Real BRRRR investors in 2026 are accepting either: (a) breakeven cash flow with appreciation upside, or (b) leaving more capital in the deal (refi at 65% LTV instead of 75%) to keep cash flow positive.
The Strategy That Often Beats BRRRR Now
For most retail investors in 2026, "buy, hold, don't refi" beats BRRRR. Buy a property at market with conventional 25% down, rent it stabilized, hold for 5-10 years. No rehab risk, no refi appraisal risk, no recycle math. Returns are lower (8-12% IRR vs theoretical 20%+) but execution risk is dramatically lower.
For more on the conventional buy-and-hold path, see rental property vs stocks. For house-hacking as an alternative, see house hacking in 2026. For the passive alternative entirely, see Fundrise vs Roofstock vs Arrived.
FAQ
Is BRRRR completely dead in 2026?
No, but it's much narrower than the 2019-2022 era. Investors with construction skills, in tertiary markets with light investor competition, doing meaningful (not cosmetic) rehabs, can still execute. The 'easy BRRRR' era is over.
What's the minimum spread needed for a BRRRR to work?
You want at least $50K of value-add between purchase + rehab and ARV. Smaller spreads get eaten by appraisal conservatism, holding costs, and refi closing costs.
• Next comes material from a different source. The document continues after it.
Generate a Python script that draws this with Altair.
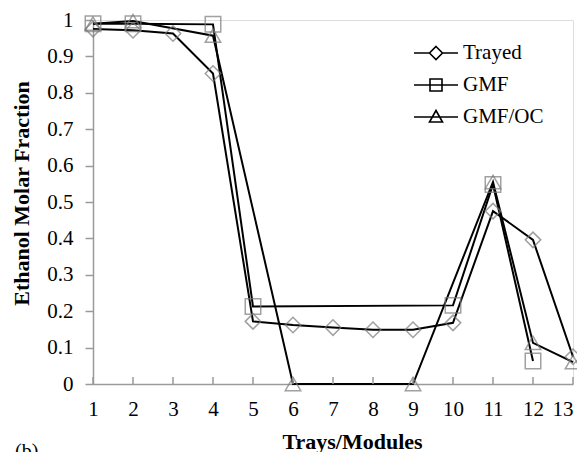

The deals that 'penciled tightly' in 2020 don't pencil at all in 2026.
Can you BRRRR with hard-money loans?
Yes — hard money + refi to conventional is the textbook BRRRR. Hard money rates are 10-14% APR + 2-4 points in 2026. Math works only if you finish rehab + season + refi within 6-9 months. Delays kill the deal.
Should I learn BRRRR or stick to traditional buy-and-hold?
Traditional buy-and-hold is the safer learning path for first-timers. Once you've completed 1-2 stabilized properties, you understand operations well enough to consider BRRRR for the next deal. Starting with BRRRR is doable but high-risk.